I just picked up Haruki Murakami’s latest novel 1Q84 last week, and after finishing Dickens’ David Copperfield and Towles’ The Rules of Civility I’m giving it a go. I’m mentioning it here for a few reasons:
1) Murakami’s my favorite living author.
2) I’ve read a few books on kindle and have to say I’m hooked, but…
3) I wanted to give hardcovers another shot.
4) It might be fun to blog about a book as I read it, as Bill Simmons blogs about a game as he watches it.

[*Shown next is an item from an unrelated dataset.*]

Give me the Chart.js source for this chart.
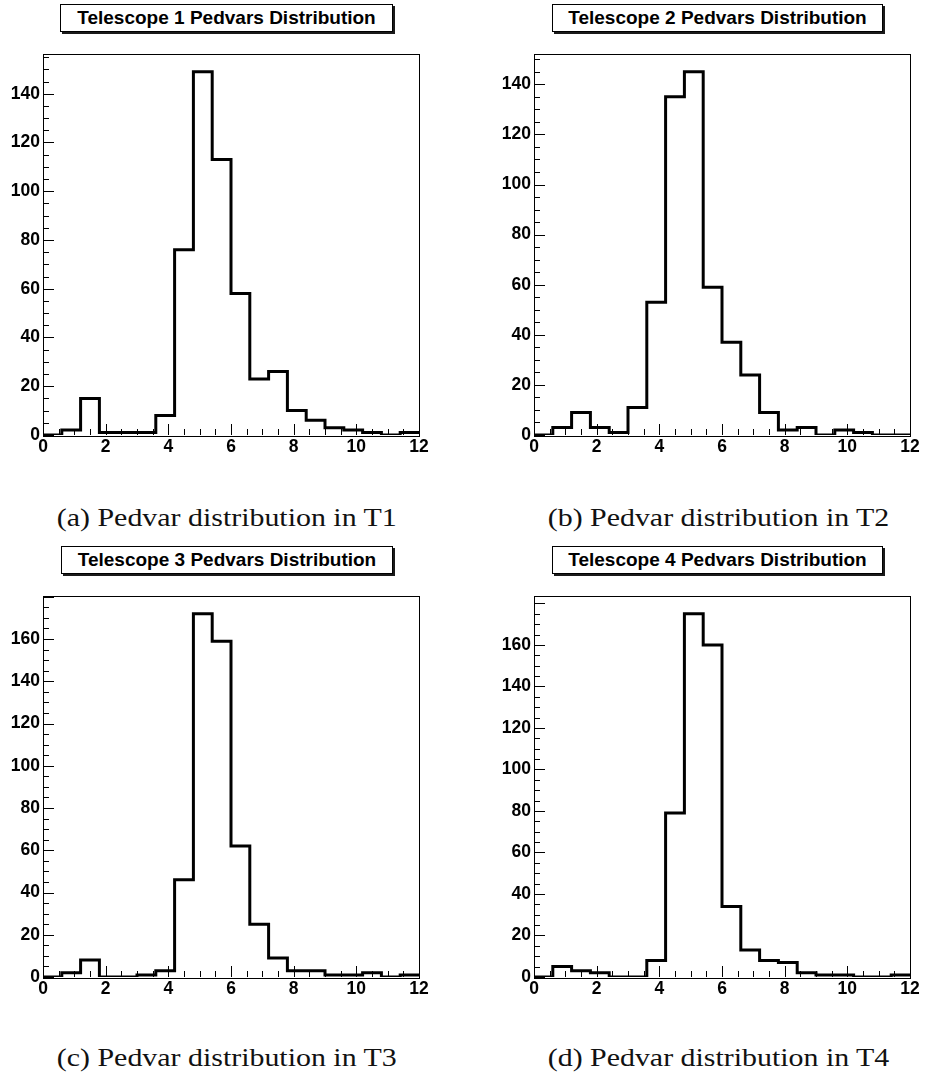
<!DOCTYPE html>
<html>
<head>
<meta charset="utf-8">
<script src="https://cdn.jsdelivr.net/npm/chart.js@4.4.1/dist/chart.umd.min.js"></script>
<style>
    html, body { margin: 0; padding: 0; background: #fff; }
    #page { position: relative; width: 925px; height: 1082px; overflow: hidden; background: #fff; }
    canvas { position: absolute; }
    .title-box {
        position: absolute; box-sizing: border-box; height: 28px;
        border: 1px solid #000; background: #fff; box-shadow: 2px 2px 0 #1a1a1a;
        font: bold 19px "Liberation Sans", Arial, sans-serif; color: #000;
        text-align: center; line-height: 26px; white-space: nowrap;
    }
    .caption {
        position: absolute; width: 454px; text-align: center;
        font: 26px "Liberation Serif", "Times New Roman", serif; color: #111;
        line-height: 26px; white-space: nowrap;
    }
    .caption span { display: inline-block; transform: scaleX(1.15); transform-origin: center; }
</style>
</head>
<body>
<div id="page">
    <div class="title-box" style="left:60px; top:4px; width:333px;">Telescope 1 Pedvars Distribution</div>
    <div class="title-box" style="left:552px; top:4px; width:331px;">Telescope 2 Pedvars Distribution</div>
    <div class="title-box" style="left:61px; top:546px; width:332px;">Telescope 3 Pedvars Distribution</div>
    <div class="title-box" style="left:552px; top:546px; width:331px;">Telescope 4 Pedvars Distribution</div>

    <canvas id="chartT1" width="434" height="430" style="left:0px; top:40px;"></canvas>
    <canvas id="chartT2" width="434" height="430" style="left:491px; top:40px;"></canvas>
    <canvas id="chartT3" width="434" height="430" style="left:0px; top:582px;"></canvas>
    <canvas id="chartT4" width="434" height="430" style="left:491px; top:582px;"></canvas>

    <div class="caption" style="left:0px; top:505px;"><span>(a) Pedvar distribution in T1</span></div>
    <div class="caption" style="left:492px; top:505px;"><span>(b) Pedvar distribution in T2</span></div>
    <div class="caption" style="left:0px; top:1045px;"><span>(c) Pedvar distribution in T3</span></div>
    <div class="caption" style="left:492px; top:1045px;"><span>(d) Pedvar distribution in T4</span></div>
</div>

<script>
    // bin edges of the pedvar histograms (20 bins of 0.6)
    const binEdges = [0, 0.6, 1.2, 1.8, 2.4, 3.0, 3.6, 4.2, 4.8, 5.4, 6.0,
                      6.6, 7.2, 7.8, 8.4, 9.0, 9.6, 10.2, 10.8, 11.4, 12.0];

    // counts per bin
    const countsT1 = [0, 2, 15, 1, 1, 1, 8, 76, 149, 113, 58, 23, 26, 10, 6, 3, 2, 1, 0, 1];
    const countsT2 = [0, 3, 9, 3, 1, 11, 53, 135, 145, 59, 37, 24, 9, 2, 3, 0, 2, 1, 0, 0];
    const countsT3 = [0, 2, 8, 0, 0, 1, 3, 46, 172, 159, 62, 25, 9, 3, 3, 1, 1, 2, 0, 1];
    const countsT4 = [0, 5, 3, 2, 0, 0, 8, 79, 175, 160, 34, 13, 8, 7, 2, 1, 1, 0, 0, 1];

    // y axis ranges (ROOT uses 1.05 * max)
    const yMaxT1 = 156.5;
    const yMaxT2 = 152.3;
    const yMaxT3 = 180.6;
    const yMaxT4 = 183.8;

    const xTickStep = 2;
    const yTickStep = 20;

    const tickFont = { family: "'Liberation Sans', Arial, sans-serif", size: 17.5, weight: 'bold' };

    // frame around the plot + ROOT style inward ticks
    const rootFrame = {
        id: 'rootFrame',
        afterDraw(chart) {
            const ctx = chart.ctx;
            const area = chart.chartArea;
            const xs = chart.scales.x;
            const ys = chart.scales.y;
            ctx.save();
            ctx.strokeStyle = '#000';
            ctx.lineWidth = 1;
            ctx.strokeRect(Math.round(area.left) + 0.5, Math.round(area.top) + 0.5,
                Math.round(area.right - area.left), Math.round(area.bottom - area.top));

            ctx.beginPath();
            for (let v = 0; v <= xs.max + 1e-9; v += 0.5) {
                const px = Math.round(xs.getPixelForValue(v)) + 0.5;
                const len = Math.abs(v % xTickStep) < 1e-9 ? 11 : 6;
                ctx.moveTo(px, area.bottom);
                ctx.lineTo(px, area.bottom - len);
            }
            for (let v = 0; v <= ys.max + 1e-9; v += 5) {
                const py = Math.round(ys.getPixelForValue(v)) + 0.5;
                const len = v % yTickStep === 0 ? 11 : 6;
                ctx.moveTo(area.left, py);
                ctx.lineTo(area.left + len, py);
            }
            ctx.stroke();
            ctx.restore();
        }
    };

    function drawHistogram(canvasId, counts, yMax) {
        const points = binEdges.map(function (x, i) {
            return { x: x, y: counts[Math.min(i, counts.length - 1)] };
        });

        return new Chart(document.getElementById(canvasId), {
            type: 'line',
            data: {
                datasets: [{
                    data: points,
                    stepped: true,
                    borderColor: '#000',
                    borderWidth: 3,
                    borderJoinStyle: 'miter',
                    borderCapStyle: 'butt',
                    pointRadius: 0,
                    fill: false
                }]
            },
            options: {
                responsive: false,
                animation: false,
                devicePixelRatio: 1,
                layout: { padding: { left: 0, top: 12, right: 15, bottom: 0 } },
                plugins: {
                    legend: { display: false },
                    title: { display: false },
                    tooltip: { enabled: false }
                },
                scales: {
                    x: {
                        type: 'linear',
                        min: 0,
                        max: 12,
                        grid: { display: false, drawTicks: false },
                        border: { display: false },
                        ticks: { stepSize: xTickStep, color: '#000', font: tickFont, padding: 2, maxRotation: 0 },
                        afterFit: function (scale) { scale.height = 35; }
                    },
                    y: {
                        type: 'linear',
                        min: 0,
                        max: yMax,
                        grid: { display: false, drawTicks: false },
                        border: { display: false },
                        ticks: { stepSize: yTickStep, color: '#000', font: tickFont, padding: 3 },
                        afterBuildTicks: function (scale) {
                            scale.ticks = scale.ticks.filter(function (t) { return t.value % yTickStep === 0; });
                        },
                        afterFit: function (scale) { scale.width = 43; }
                    }
                }
            },
            plugins: [rootFrame]
        });
    }

    drawHistogram('chartT1', countsT1, yMaxT1);
    drawHistogram('chartT2', countsT2, yMaxT2);
    drawHistogram('chartT3', countsT3, yMaxT3);
    drawHistogram('chartT4', countsT4, yMaxT4);
</script>
</body>
</html>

1) Author Declares Murakami Fav
I remember the first time I picked up The Wind Up Bird Chronicle; I was only able to read a chapter, but recognized it instantly when I saw it again four years later. I sometimes suspect that I’ve modeled myself after Toru Okada, for better or worse.1 I’ve since read most of his other work
2) Kindle Bests Expections
I read the Dickens and the Towles on Kindle. I’d had my doubts, but it really is a great product: I didn’t have to lug around a large, heavy book, I could bookmark pages without damaging a physical copy of the book, I could write notes that weren’t limited to the margin, and then I could search those notes easily.
3) New Convert Has Second Thoughts.
And yet I wanted to give physical copies another chance. If nothing else, books work as advertisements and conversation pieces, especially in a place like New York, where people often read in public. Murakami fans are very devoted, so by reading his latest in public I’m giving it a whirl and hoping to start some good conversations.
4) Novel Approach to Novel Reading
And so, frustrated by own unwillingness to mark up the pages, I am going to blog about the chapters as I read them. Even if no one else bothers reading it, I’ll have a record of how I felt going through the book. And so, without further interruption…
 Indeed so much so that I was a bit stung when I read the Economist’s August 27th, 2011 review of a theatrical adaptation of The Wind-Up Bird Chronicle which described Okada as an “out of work loser.” In the context of the book that would put the Economist’s staff in the role of the primary antagonist, Noboru Wataya, who thinks that Okada’s head is full of nothing but “garbage and rocks,” and is definitely not a likeable or sympathetic character. It may not count as revenge proper, but such small observations are the most frequent, and maybe most enjoyable sort of payback.